** The problem **
Go through the entries below and collect each line with the string "this" in it.

--------------------

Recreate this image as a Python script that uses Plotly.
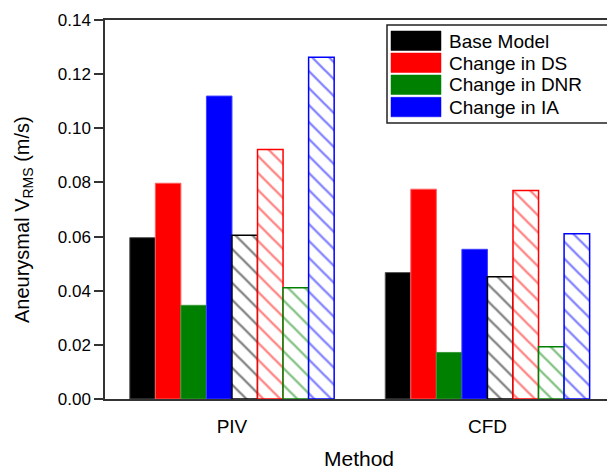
import plotly.graph_objects as go

categories = ["PIV", "CFD"]
series_names = ["Base Model", "Change in DS", "Change in DNR", "Change in IA"]
series_colors = ["#000000", "#FF0000", "#008000", "#0000FF"]
outline_colors = ["#555555", "#FF6060", "#3A9A3A", "#4040FF"]

# solid bars (first set)
base_model = [0.0596, 0.0467]
change_ds = [0.0797, 0.0775]
change_dnr = [0.0346, 0.0172]
change_ia = [0.1119, 0.0553]

# hatched bars (second set)
base_model_h = [0.0605, 0.0452]
change_ds_h = [0.0922, 0.0770]
change_dnr_h = [0.0411, 0.0193]
change_ia_h = [0.1262, 0.0610]

y_ticks = [0.00, 0.02, 0.04, 0.06, 0.08, 0.10, 0.12, 0.14]

solid = [base_model, change_ds, change_dnr, change_ia]
hatched = [base_model_h, change_ds_h, change_dnr_h, change_ia_h]

FONT = "Liberation Sans, Arial, sans-serif"
W, H = 607, 471
ML, MR, MT, MB = 105, 0, 20, 72
PW = W - ML - MR
PH = H - MT - MB

fig = go.Figure()
for name, vals, col, ocol in zip(series_names, solid, series_colors, outline_colors):
    fig.add_trace(go.Bar(
        x=categories, y=vals, name=name, showlegend=False,
        marker=dict(color=col, line=dict(color=ocol, width=1)),
    ))
for name, vals, col in zip(series_names, hatched, series_colors):
    fig.add_trace(go.Bar(
        x=categories, y=vals, name=name + " (hatched)", showlegend=False,
        marker=dict(
            color="white",
            line=dict(color=col, width=1.5),
            pattern=dict(shape="\\", fgcolor=col, bgcolor="white", size=12, solidity=0.19),
        ),
    ))


def px_x(px):
    return (px - ML) / PW


def px_y(py):
    return (H - MB - py) / PH


shapes = []
annotations = []
# legend box
shapes.append(dict(type="rect", xref="paper", yref="paper",
                   x0=px_x(387), x1=px_x(620), y0=px_y(123), y1=px_y(25),
                   line=dict(color="#222222", width=1.5), fillcolor="white", layer="above"))
tops = [31, 53, 75, 97.3]
for name, col, top in zip(series_names, series_colors, tops):
    shapes.append(dict(type="rect", xref="paper", yref="paper",
                       x0=px_x(391), x1=px_x(441), y0=px_y(top + 19.5), y1=px_y(top),
                       line=dict(color=col, width=0.5), fillcolor=col, layer="above"))
    annotations.append(dict(text=name, xref="paper", yref="paper",
                            x=px_x(447), y=px_y(top + 10), xanchor="left", yanchor="middle",
                            showarrow=False, font=dict(family=FONT, size=19, color="black")))

annotations.append(dict(text="Aneurysmal V<sub>RMS</sub> (m/s)", xref="paper", yref="paper",
                        x=px_x(23), y=px_y(220), xanchor="center", yanchor="middle",
                        textangle=-90, showarrow=False,
                        font=dict(family=FONT, size=20, color="black")))
annotations.append(dict(text="Method", xref="paper", yref="paper",
                        x=px_x(359), y=px_y(458), xanchor="center", yanchor="middle",
                        showarrow=False, font=dict(family=FONT, size=21, color="black")))

fig.update_layout(
    width=W, height=H,
    margin=dict(l=ML, r=MR, t=MT, b=MB),
    paper_bgcolor="white", plot_bgcolor="white",
    barmode="group", bargap=0.2, bargroupgap=0,
    showlegend=False,
    font=dict(family=FONT, color="black"),
    shapes=shapes, annotations=annotations,
)
fig.update_xaxes(
    type="category", range=[-0.497, 1.468],
    showline=True, linecolor="#333333", linewidth=1.5, mirror=True,
    ticks="", showgrid=False, zeroline=False,
    tickfont=dict(family=FONT, size=19, color="black"),
    ticklabelstandoff=9,
)
fig.update_yaxes(
    range=[0, 0.14], tickvals=y_ticks, ticktext=[f"{v:.2f}" for v in y_ticks],
    showline=True, linecolor="#333333", linewidth=1.5, mirror=False,
    ticks="outside", ticklen=9, tickwidth=1.5, tickcolor="#333333",
    showgrid=False, zeroline=False,
    tickfont=dict(family=FONT, size=17, color="black"),
)

fig.write_html("out.html")
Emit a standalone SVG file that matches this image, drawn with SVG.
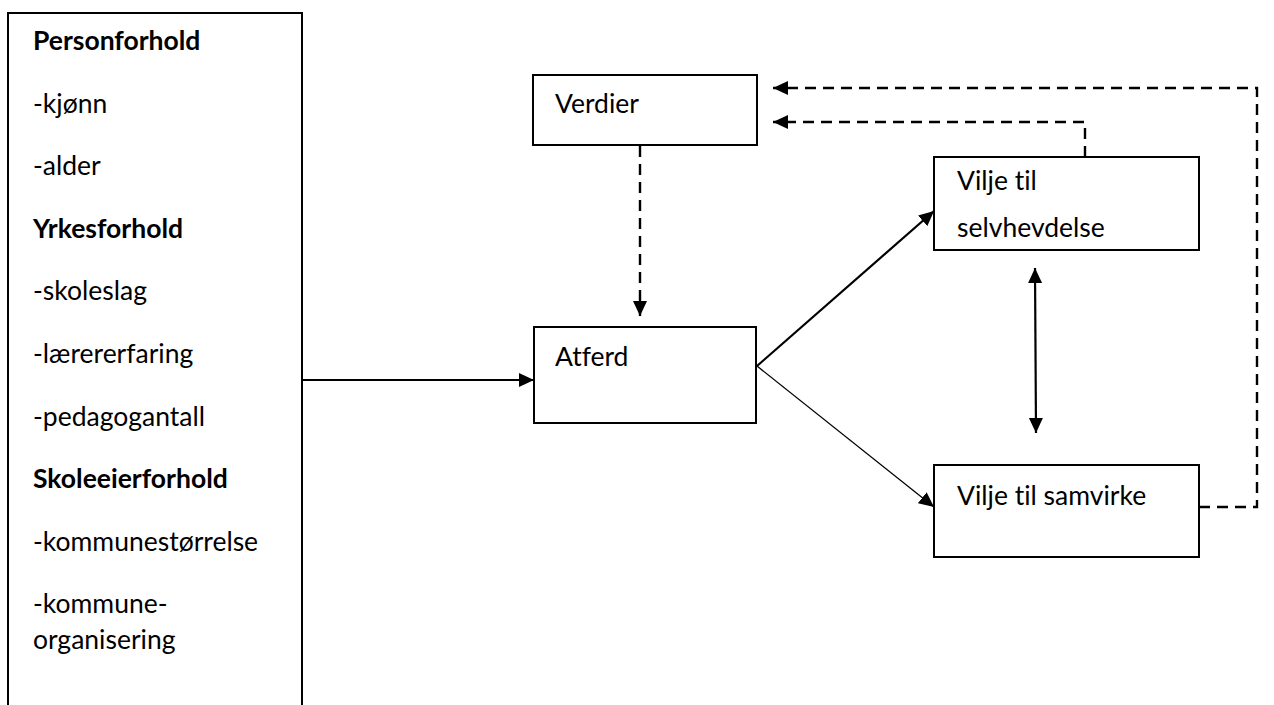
<svg xmlns="http://www.w3.org/2000/svg" width="1274" height="705" viewBox="0 0 1274 705">
<style>
  .box{fill:#fff;stroke:#000;stroke-width:2}
  .t{font-family:Lato,"Open Sans","Liberation Sans",sans-serif;font-size:26.5px;fill:#000;font-variant-ligatures:none;font-feature-settings:"liga" 0}
  .b{font-weight:bold}
  .ln{fill:none;stroke:#000;stroke-width:2.2}
  .thin{fill:none;stroke:#000;stroke-width:1.3}
  .dash{fill:none;stroke:#000;stroke-width:2.4;stroke-dasharray:11 7}
</style>
<defs>
  <marker id="ah" markerUnits="userSpaceOnUse" markerWidth="16" markerHeight="16" refX="15" refY="8" orient="auto-start-reverse" viewBox="0 0 16 16">
    <path d="M0,1 L15,8 L0,15 Z" fill="#000"/>
  </marker>
</defs>
<rect width="1274" height="705" fill="#fff"/>
<g id="factors">
  <rect class="box" x="8" y="13" width="294" height="720"/>
  <text class="t b" x="33" y="50">Personforhold</text>
  <text class="t" x="33" y="113">-kjønn</text>
  <text class="t" x="33" y="175">-alder</text>
  <text class="t b" x="33" y="238">Yrkesforhold</text>
  <text class="t" x="33" y="300">-skoleslag</text>
  <text class="t" x="33" y="363">-lærererfaring</text>
  <text class="t" x="33" y="426">-pedagogantall</text>
  <text class="t b" x="33" y="488">Skoleeierforhold</text>
  <text class="t" x="33" y="551">-kommunestørrelse</text>
  <text class="t" x="33" y="613">-kommune-</text>
  <text class="t" x="33" y="649">organisering</text>
</g>
<g id="verdier">
  <rect class="box" x="533" y="75" width="224" height="70"/>
  <text class="t" x="555" y="113">Verdier</text>
</g>
<g id="atferd">
  <rect class="box" x="534" y="327" width="222" height="96"/>
  <text class="t" x="555" y="366">Atferd</text>
</g>
<g id="selvhevdelse">
  <rect class="box" x="934" y="157" width="265" height="93"/>
  <text class="t" x="957" y="190">Vilje til</text>
  <text class="t" x="957" y="237">selvhevdelse</text>
</g>
<g id="samvirke">
  <rect class="box" x="934" y="465" width="265" height="92"/>
  <text class="t" x="957" y="505">Vilje til samvirke</text>
</g>
<g id="connectors">
  <line class="ln" x1="302" y1="380" x2="534" y2="380" marker-end="url(#ah)"/>
  <line class="dash" x1="640" y1="146" x2="640" y2="316" marker-end="url(#ah)"/>
  <line class="ln" x1="757" y1="366" x2="934" y2="211" marker-end="url(#ah)"/>
  <line class="thin" x1="757" y1="366" x2="934" y2="507" marker-end="url(#ah)"/>
  <line class="ln" x1="1035" y1="268" x2="1036" y2="433" marker-start="url(#ah)" marker-end="url(#ah)"/>
  <polyline class="dash" points="1085,157 1085,122 773,122" marker-end="url(#ah)"/>
  <polyline class="dash" points="1199,507 1257,507 1257,88 773,88" marker-end="url(#ah)"/>
</g>
</svg>
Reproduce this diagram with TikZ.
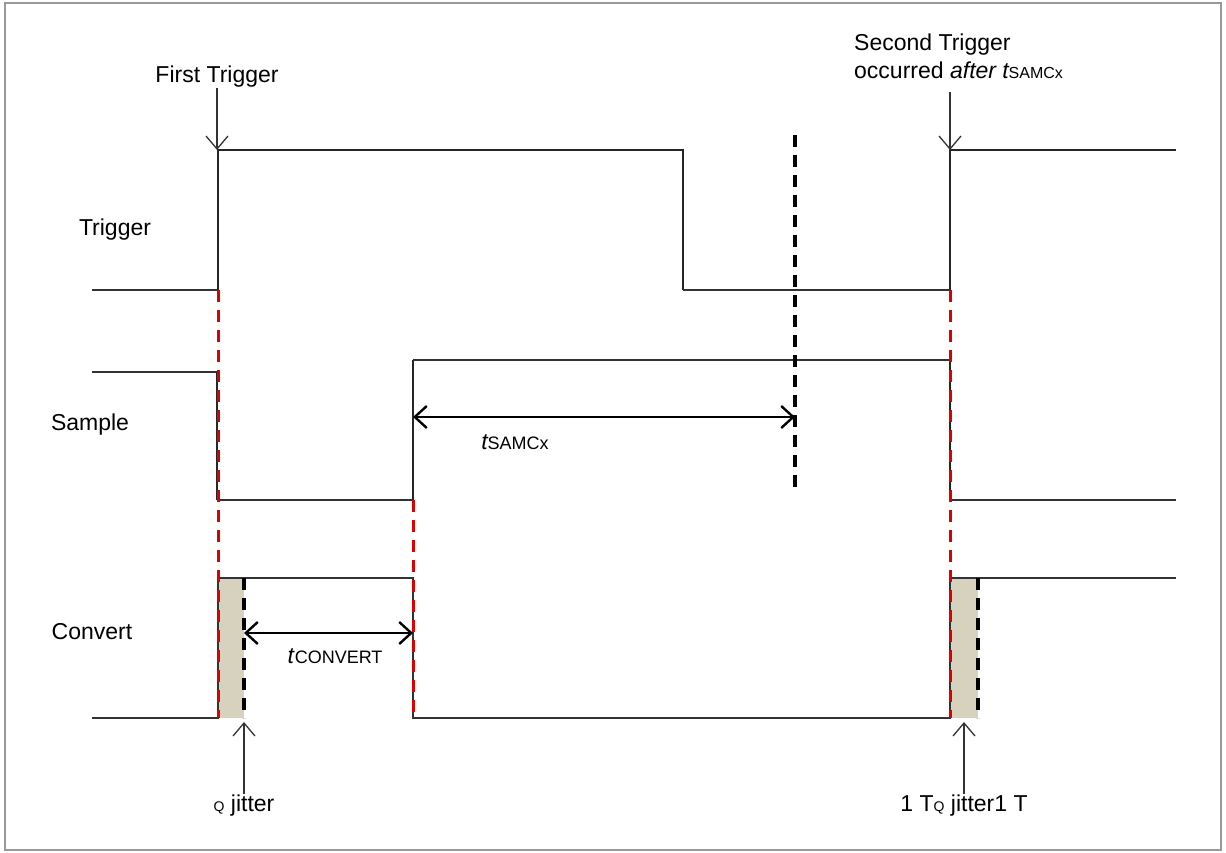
\documentclass[tikz,border=0pt]{standalone}
\usepackage{fontspec}
\setmainfont{Liberation Sans}
\usetikzlibrary{arrows.meta}
\definecolor{jitc}{RGB}{214,210,190}
\begin{document}
\begin{tikzpicture}[x=1pt,y=-1pt,
  sig/.style={line width=2.6pt,black!85},
  thin/.style={line width=1.4pt,black!80},
  red/.style={red!85!black,line width=3pt,dash pattern=on 12pt off 8pt},
  bdash/.style={black,line width=3.4pt,dash pattern=on 12pt off 8pt},
  jit/.style={fill=jitc,draw=none},
  lab/.style={font=\fontsize{23}{28}\selectfont,inner sep=1pt},
  arr/.style={-{Straight Barb[length=13pt,width=22pt]},line width=1.3pt,black!80},
  darr/.style={{Straight Barb[length=12pt,width=22pt]}-{Straight Barb[length=12pt,width=22pt]},line width=2.4pt}]
\useasboundingbox (0,0) rectangle (1226,853);
\draw[black!40,line width=1.5pt] (5,3) rectangle (1221,850);
% jitter boxes
\fill[jit] (218,578) rectangle (244,718);
\fill[jit] (950,578) rectangle (978,718);
% Trigger
\draw[thin] (92,290) -- (218,290);
\draw[sig] (218,290) -- (218,150) -- (683,150) -- (683,290);
\draw[thin] (683,290) -- (950,290);
\draw[sig] (950,290) -- (950,150) -- (1176,150);
% Sample
\draw[thin] (92,372) -- (217,372);
\draw[sig] (217,372) -- (217,500);
\draw[thin] (217,500) -- (413,500);
\draw[sig] (413,500) -- (413,360);
\draw[thin] (413,360) -- (950,360);
\draw[sig] (950,360) -- (950,500);
\draw[thin] (950,500) -- (1176,500);
% Convert
\draw[thin] (92,718) -- (218,718) -- (218,578) -- (413,578) -- (413,718) -- (950,718) -- (950,578) -- (1176,578);
% red dashed
\draw[red] (218,290) -- (218,718);
\draw[red] (413,500) -- (413,718);
\draw[red] (950,290) -- (950,718);
% black dashed
\draw[bdash] (244,578) -- (244,718);
\draw[bdash] (978,578) -- (978,718);
\draw[bdash] (795,135) -- (795,490);
% nodes
\node[lab] (trig) at (115,230) {Trigger};
\node[lab] (samp) at (90,425) {Sample};
\node[lab] (conv) at (92,632) {Convert};
\node[lab,anchor=south] (first) at (217,88) {First Trigger};
\node[lab,anchor=south west,align=left] (second) at (853,80) {Second Trigger\\occurred \textit{after t}\kern-1pt{\fontsize{16}{19}\selectfont SAMCx}};
\node[lab] (tsam) at (515,442) {\textit{t}\kern-1pt{\fontsize{18}{21}\selectfont SAMCx}};
\node[lab] (tconv) at (335,656) {\textit{t}{\fontsize{18}{21}\selectfont CONVERT}};
\node[lab,anchor=north] (qj) at (244,794) {{\fontsize{14}{16}\selectfont Q} jitter};
\node[lab,anchor=north] (qj2) at (964,794) {1 T{\fontsize{14}{16}\selectfont Q} jitter1 T};
\coordinate (t1) at (217,150);
\coordinate (t2) at (950,150);
\coordinate (s1) at (413,417);
\coordinate (s2) at (795,417);
\coordinate (c1) at (244,633);
\coordinate (c2) at (413,633);
\coordinate (j1) at (244,722);
\coordinate (j2) at (964,722);
\draw[arr] (first.south) -- (t1);
\draw[arr] (950,92) -- (t2);
\draw[darr] (s1) -- (s2);
\draw[darr] (c1) -- (c2);
\draw[arr] (qj.north) -- (j1);
\draw[arr] (qj2.north) -- (j2);
\end{tikzpicture}
\end{document}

--------------------

** Complete response **
Recreate this image as a Python script that uses Plotly.
Emit a standalone SVG file that matches this image, drawn with SVG.
Reproduce this diagram with TikZ.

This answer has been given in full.